» AIM: Print the listing from its top line through the line containing "cx, cy, R = 351.5, H - 237.5, 217.5", nothing more, and leave out the pictures.

» DATA:
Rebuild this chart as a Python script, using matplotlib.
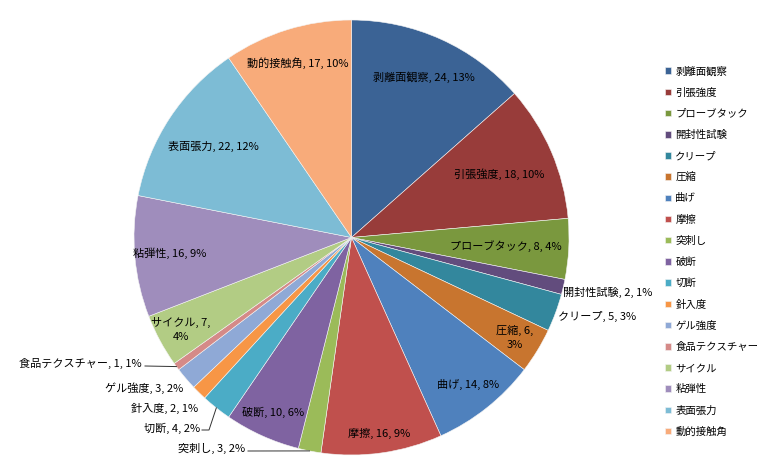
import numpy as np
import matplotlib
matplotlib.use('Agg')
import matplotlib.pyplot as plt

plt.rcParams['font.family'] = ['Noto Sans CJK JP', 'DejaVu Sans']

labels = ['剥離面観察', '引張強度', 'プローブタック', '開封性試験', 'クリープ', '圧縮',
          '曲げ', '摩擦', '突刺し', '破断', '切断', '針入度',
          'ゲル強度', '食品テクスチャー', 'サイクル', '粘弾性', '表面張力', '動的接触角']
values = [24, 18, 8, 2, 5, 6, 14, 16, 3, 10, 4, 2, 3, 1, 7, 16, 22, 17]
colors = ['#3B6395', '#983C3A', '#7A983E', '#624C7D', '#33879D', '#C8752F',
          '#4F81BD', '#C0504D', '#9BBB59', '#7F63A1', '#4BACC6', '#F79646',
          '#8FA9D6', '#D58A88', '#B2CC84', '#9F8DBC', '#7DBCD5', '#F8AB7A']

W, H = 770, 461
cx, cy, R = 351.5, H - 237.5, 217.5

# radial factor for labels drawn inside the slices (None -> outside label)
inside_r = [0.81, 0.74, 0.71, None, None, 0.88, 0.86, 0.91, None, 0.88,
            None, None, None, None, 0.89, 0.84, 0.76, 0.84]
two_line = {5, 14}
# outside labels: (x, y, ha, leader) in pixel space, y from top
outside = {
    3: (563, 292, 'left', False),
    4: (558, 316, 'left', False),
    8: (245, 448, 'right', True),
    10: (200, 428, 'right', True),
    11: (198, 408, 'right', False),
    12: (183, 388, 'right', False),
    13: (142, 363, 'right', True),
}

fig = plt.figure(figsize=(W / 100, H / 100), dpi=100)
ax = fig.add_axes([0, 0, 1, 1])
wedges, _ = ax.pie(values, colors=colors, startangle=90, counterclock=False,
                   center=(cx, cy), radius=R,
                   wedgeprops=dict(linewidth=0.4, edgecolor='#f4f4f4'))
ax.set_xlim(0, W)
ax.set_ylim(0, H)
ax.set_aspect('equal')
ax.axis('off')

total = sum(values)
fs = 8
for i, (w, v) in enumerate(zip(wedges, values)):
    pct = int(round(v * 100.0 / total))
    mid = np.deg2rad((w.theta1 + w.theta2) / 2.0)
    if inside_r[i] is not None:
        if i in two_line:
            txt = '%s, %d,\n%d%%' % (labels[i], v, pct)
        else:
            txt = '%s, %d, %d%%' % (labels[i], v, pct)
        r = inside_r[i] * R
        ax.text(cx + r * np.cos(mid), cy + r * np.sin(mid), txt,
                ha='center', va='center', fontsize=fs, linespacing=1.5)
    else:
        tx, ty, ha, leader = outside[i]
        ty = H - ty
        txt = '%s, %d, %d%%' % (labels[i], v, pct)
        ax.text(tx, ty, txt, ha=ha, va='center', fontsize=fs)
        if leader:
            ex, ey = cx + R * np.cos(mid), cy + R * np.sin(mid)
            if i == 10:
                ax.plot([tx + 2, tx + 9, ex], [ty - 2, ty - 2, ey],
                        color='#333333', lw=0.7)
            else:
                ax.plot([tx + 3, ex], [ty - 3, ey], color='#333333', lw=0.7)

ax.legend(wedges, labels, loc='upper left', bbox_to_anchor=(665 / W, 1 - 66 / H),
          frameon=False, fontsize=7.5, handlelength=0.6, handleheight=0.6,
          handletextpad=0.4, labelspacing=1.07, borderaxespad=0, borderpad=0)

fig.savefig('out.png', dpi=100)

» FULL RESPONSE:
Rebuild this chart as a Python script, using matplotlib.
import numpy as np
import matplotlib
matplotlib.use('Agg')
import matplotlib.pyplot as plt

plt.rcParams['font.family'] = ['Noto Sans CJK JP', 'DejaVu Sans']

labels = ['剥離面観察', '引張強度', 'プローブタック', '開封性試験', 'クリープ', '圧縮',
          '曲げ', '摩擦', '突刺し', '破断', '切断', '針入度',
          'ゲル強度', '食品テクスチャー', 'サイクル', '粘弾性', '表面張力', '動的接触角']
values = [24, 18, 8, 2, 5, 6, 14, 16, 3, 10, 4, 2, 3, 1, 7, 16, 22, 17]
colors = ['#3B6395', '#983C3A', '#7A983E', '#624C7D', '#33879D', '#C8752F',
          '#4F81BD', '#C0504D', '#9BBB59', '#7F63A1', '#4BACC6', '#F79646',
          '#8FA9D6', '#D58A88', '#B2CC84', '#9F8DBC', '#7DBCD5', '#F8AB7A']

W, H = 770, 461
cx, cy, R = 351.5, H - 237.5, 217.5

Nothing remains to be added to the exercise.